What Was in the FBI’s Kurt Cobain File?

An unexpected look into musical history

Kurt Cobain
Kurt Cobain of Nirvana.

What happens when an intelligence agency releases previously hidden documents on a subject near and dear to the hearts of many? Earlier this year, the CIA declassified an abundance of information on UFOs, offering entire subcultures plenty of new material to think about. Not to be outdone, the FBI has periodically released its files pertaining to various beloved musicians — including a 2011 release of information on the Notorious B.I.G.

Now, the FBI has made a number of its records related to Nirvana’s Kurt Cobain public. At Rolling Stone, David Browne offers an analysis of what’s in the files — and explores what it can tell us about the aftermath of Cobain’s 1994 death.

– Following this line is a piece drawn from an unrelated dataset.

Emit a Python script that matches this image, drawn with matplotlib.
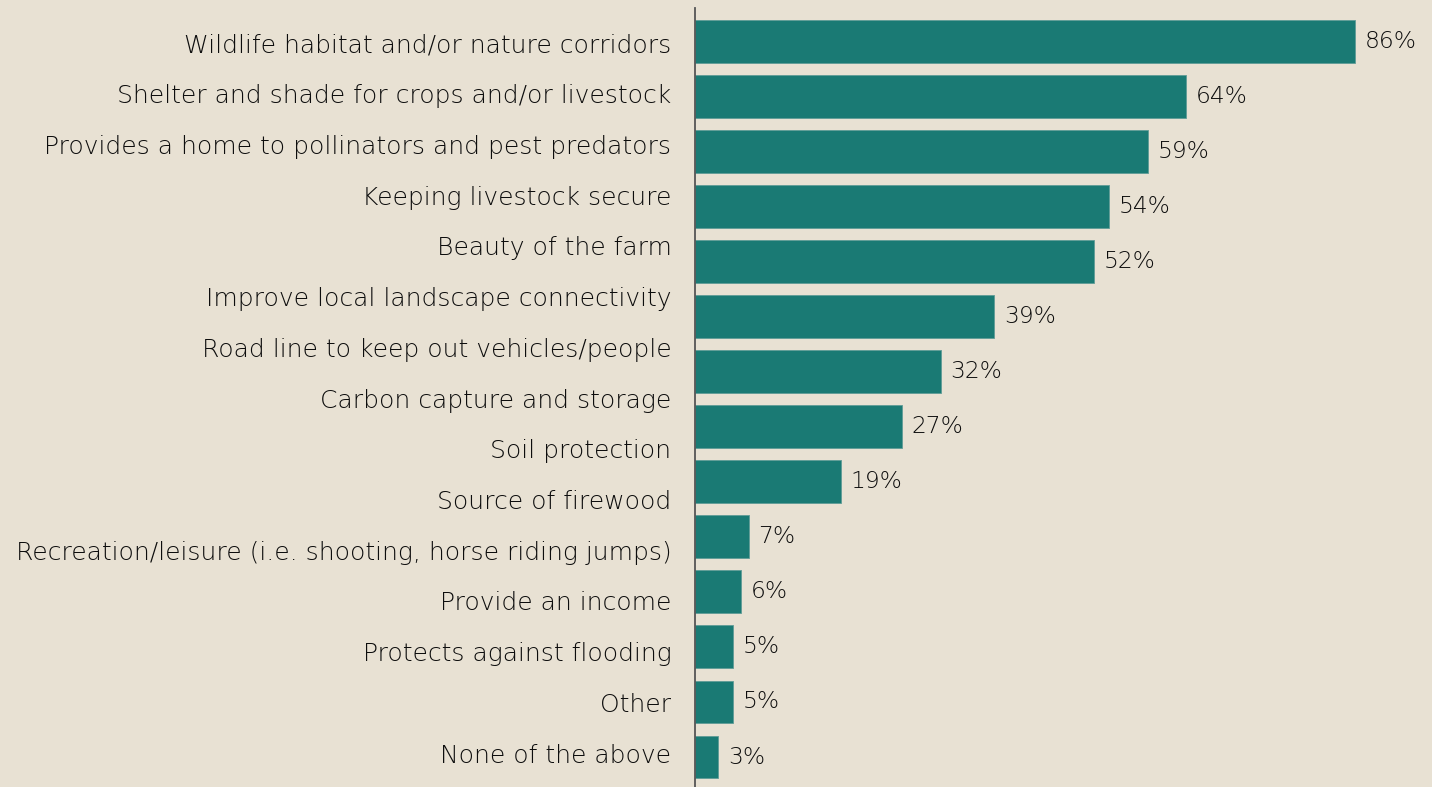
import matplotlib
matplotlib.use('Agg')
import matplotlib.pyplot as plt

# category labels (15 of them down the left side)
categories = [
    "Wildlife habitat and/or nature corridors",
    "Shelter and shade for crops and/or livestock",
    "Provides a home to pollinators and pest predators",
    "Keeping livestock secure",
    "Beauty of the farm",
    "Improve local landscape connectivity",
    "Road line to keep out vehicles/people",
    "Carbon capture and storage",
    "Soil protection",
    "Source of firewood",
    "Recreation/leisure (i.e. shooting, horse riding jumps)",
    "Provide an income",
    "Protects against flooding",
    "Other",
    "None of the above",
]
# bar values as drawn (14 bars)
values = [86, 64, 59, 54, 52, 39, 32, 27, 19, 7, 6, 5, 5, 3]

BG = '#e8e1d3'
BAR = '#1a7a74'
TXT = '#0d0d0d'
FONT = ['DejaVu Sans']

fig = plt.figure(figsize=(14.32, 7.87), dpi=100, facecolor=BG)
rect = [695 / 1432, 0, (1432 - 695) / 1432, 1 - 8 / 787]

# bars
ax = fig.add_axes(rect)
ax.set_facecolor('none')
ypos = list(range(len(values)))
ax.barh(ypos, values, height=0.78, color=BAR, edgecolor='#5f9c96', linewidth=0.6)
ax.set_xlim(0, 737 / 7.674)
ax.set_ylim(13.545, -0.609)
for y, v in zip(ypos, values):
    ax.annotate(f"{v}%", (v, y), xytext=(7, 0), textcoords='offset points',
                va='center', ha='left', fontsize=16.8, color=TXT, family=FONT,
                fontweight='light')
ax.set_xticks([])
ax.set_yticks([])
for s in ['top', 'right', 'bottom']:
    ax.spines[s].set_visible(False)
ax.spines['left'].set_color('#555555')
ax.spines['left'].set_linewidth(1.3)

# category labels on their own scale
axl = fig.add_axes(rect, sharex=ax)
axl.set_facecolor('none')
axl.set_ylim(14.67, -0.69)
axl.set_yticks(range(len(categories)))
axl.set_yticklabels(categories, fontsize=18, color=TXT, family=FONT,
                    fontweight='light')
axl.tick_params(axis='y', length=0, pad=17)
axl.tick_params(axis='x', bottom=False, labelbottom=False)
for s in axl.spines.values():
    s.set_visible(False)

fig.savefig('out.png', dpi=100, facecolor=BG)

Rolling Stone notes that the most pressing parts of the file are letters calling for an investigation of Cobain’s death as a murder. Browne writes that one letter cites the documentary Kurt & Courtney to bolster its argument. The FBI opted to pass on these requests, noting that such an investigation was a matter for local law enforcement.

The entire file totals 10 pages — a relatively small number compared with the FBI’s file on Jimi Hendrix, and a figure exponentially smaller than the FBI’s John Lennon files. Regardless, leafing through it can bring back memories of a sad time in music history and can also venture into Nirvana’s continuing musical impact.